Laura A. Belmonte

 

On her book Selling the American Way: U.S. Propaganda and the Cold War

Cover Interview of April 13, 2009

In a nutshell

Selling the American Way is about the ways that the U.S. government defined and disseminated official narratives about American society, politics, and culture during the early Cold War.  Using radio programs, printed materials, films, music, art, sports, and other means, the State Department and the United States Information Agency sought to persuade foreign audiences to embrace democratic capitalism and to reject communism.  The book’s first two chapters detail the political context in which these peacetime propaganda activities evolved and explain why it was often quite controversial for a democracy to engage in these activities.  Heated political battles arose about the possible ramifications of targeting foreign audiences.  Would, for example, a mass exodus of refugees from behind the Iron Curtain, overwhelm relief agencies?  Would a U.S. propaganda offensive trigger a popular uprising that necessitated a U.S. military response?  What, exactly, defined “the American way of life”?  Such questions bedeviled U.S. policy makers, information experts, and congressional representatives.

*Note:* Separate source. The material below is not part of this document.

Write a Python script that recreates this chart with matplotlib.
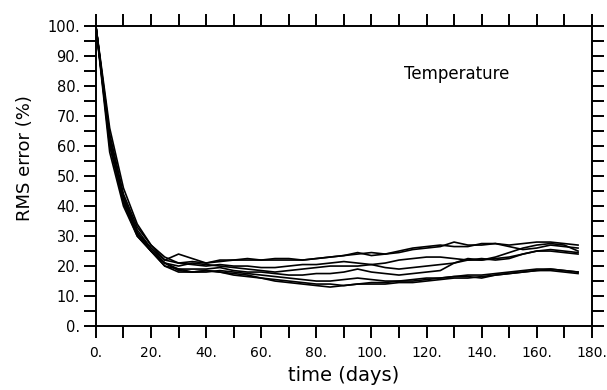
import numpy as np
import matplotlib
matplotlib.use("Agg")
import matplotlib.pyplot as plt

# days sampled every 5
days = np.arange(0, 180, 5)

# RMS error (%) for each ensemble member
run1 = [100, 66, 46, 34, 27, 23, 21, 21.5, 21, 22, 22, 22.5, 22, 22.5, 22.5, 22, 22.5, 23,
        23.5, 24, 24.5, 24, 24.5, 25.5, 26, 26.5, 28, 27, 27, 27.5, 27, 27.5, 28, 28, 27.5, 27]
run2 = [100, 64, 44, 33, 27, 22, 24, 22.5, 21, 21.5, 22, 22, 22, 22, 22, 22, 22.5, 23,
        23.5, 24.5, 23.5, 24, 25, 26, 26.5, 27, 26.5, 26.5, 27.5, 27.5, 26.5, 25.5, 26, 27, 26.5, 26]
run3 = [100, 63, 43, 32, 26, 22, 21, 20.5, 20, 20.5, 20, 20, 19.5, 19.5, 20, 20.5, 20.5, 21,
        21.5, 21, 20.5, 21, 22, 22.5, 23, 23, 22.5, 22, 22, 23, 24.5, 26, 27, 27.5, 27, 25]
run4 = [100, 62, 42, 31, 25, 21, 20, 21, 20.5, 20, 19.5, 19, 18.5, 18, 18.5, 19, 19.5, 20,
        20, 20, 20.5, 19.5, 19, 19.5, 20, 20.5, 21, 22, 22.5, 22, 22.5, 24, 25, 25, 24.5, 24]
run5 = [100, 60, 41, 30, 25, 20, 19, 19, 19, 19.5, 18.5, 18, 18, 17.5, 17, 17, 17.5, 17.5,
        18, 19, 18, 17.5, 17, 17.5, 18, 18.5, 21, 22.5, 22, 22.5, 23, 24, 25, 25.5, 25, 24.5]
run6 = [100, 58, 40, 30, 25, 21, 19, 18, 18, 18.5, 18, 17.5, 17, 16.5, 16, 15.5, 15, 15,
        15.5, 16, 15.5, 15, 15, 15, 15.5, 16, 16.5, 16.5, 16, 17, 17.5, 18, 18.5, 19, 18.5, 18]
run7 = [100, 62, 43, 31, 26, 21, 18.5, 18, 18.5, 18, 17.5, 17, 16, 15.5, 15, 14.5, 14, 14,
        13.5, 14, 14.5, 14.5, 15, 15.5, 16, 16, 16.5, 17, 17, 17.5, 18, 18.5, 19, 19, 18.5, 18]
run8 = [100, 61, 42, 31, 25, 20, 18, 18, 18.5, 18, 17, 16.5, 16, 15, 14.5, 14, 13.5, 13,
        13.5, 14, 14, 14, 14.5, 14.5, 15, 15.5, 16, 16, 16.5, 17, 17.5, 18, 18.5, 18.5, 18, 17.5]
runs = [run1, run2, run3, run4, run5, run6, run7, run8]

xticks = np.arange(0, 181, 20)
yticks = np.arange(0, 101, 10)

plt.rcParams["font.family"] = ["DejaVu Sans"]

fig = plt.figure(figsize=(6.07, 3.90), dpi=100)
ax = fig.add_axes([0.158, 0.164, 0.817, 0.769])

for r in runs:
    ax.plot(days, r, color="black", lw=1.2)

ax.set_xlim(0, 180)
ax.set_ylim(0, 100)
ax.set_xticks(xticks)
ax.set_xticklabels([f"{int(v)}." for v in xticks])
ax.set_yticks(yticks)
ax.set_yticklabels([f"{int(v)}." for v in yticks])
ax.set_xticks(np.arange(0, 181, 10), minor=True)
ax.set_yticks(np.arange(0, 101, 5), minor=True)

for s in ax.spines.values():
    s.set_linewidth(1.4)
ax.tick_params(which="both", direction="out", length=8.5, width=1.4,
               top=True, right=True)
ax.tick_params(axis="x", pad=6, labelsize=10)
ax.tick_params(axis="y", pad=3, labelsize=10.5)

ax.set_xlabel("time (days)", fontsize=14, labelpad=4)
ax.set_ylabel("RMS error (%)", fontsize=13, labelpad=4)
ax.yaxis.set_label_coords(-0.125, 0.56)
ax.text(131, 84, "Temperature", fontsize=12, ha="center", va="center")

fig.savefig("out.png", dpi=100)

The book’s next four chapters examine how specific elements of American life (politics, consumerism, labor, gender and the family, race, and religion among others) were “packaged” for international audiences.  I discuss how the hallmarks of democracy and capitalism were explained and why and how foreign audiences did not passively or completely accept the visions of the United States being propagated abroad.  Foreign audiences instead adopted a selective approach to what they admired and what they found hypocritical or contradictory.  While it may have been easy for international audiences to grasp the allures of the U.S. standard of living as juxtaposed to life in a Soviet labor camp, they proved much more skeptical about declarations that the United States was actively combating racism and segregation.

Selling the American Way is written to be accessible to readers of serious nonfiction.  I have intentionally avoided freighting the book with jargon and have situated these Cold War-era propaganda campaigns within the context of post-9/11 America.  Accordingly, I hope the book will be both relevant and enjoyable.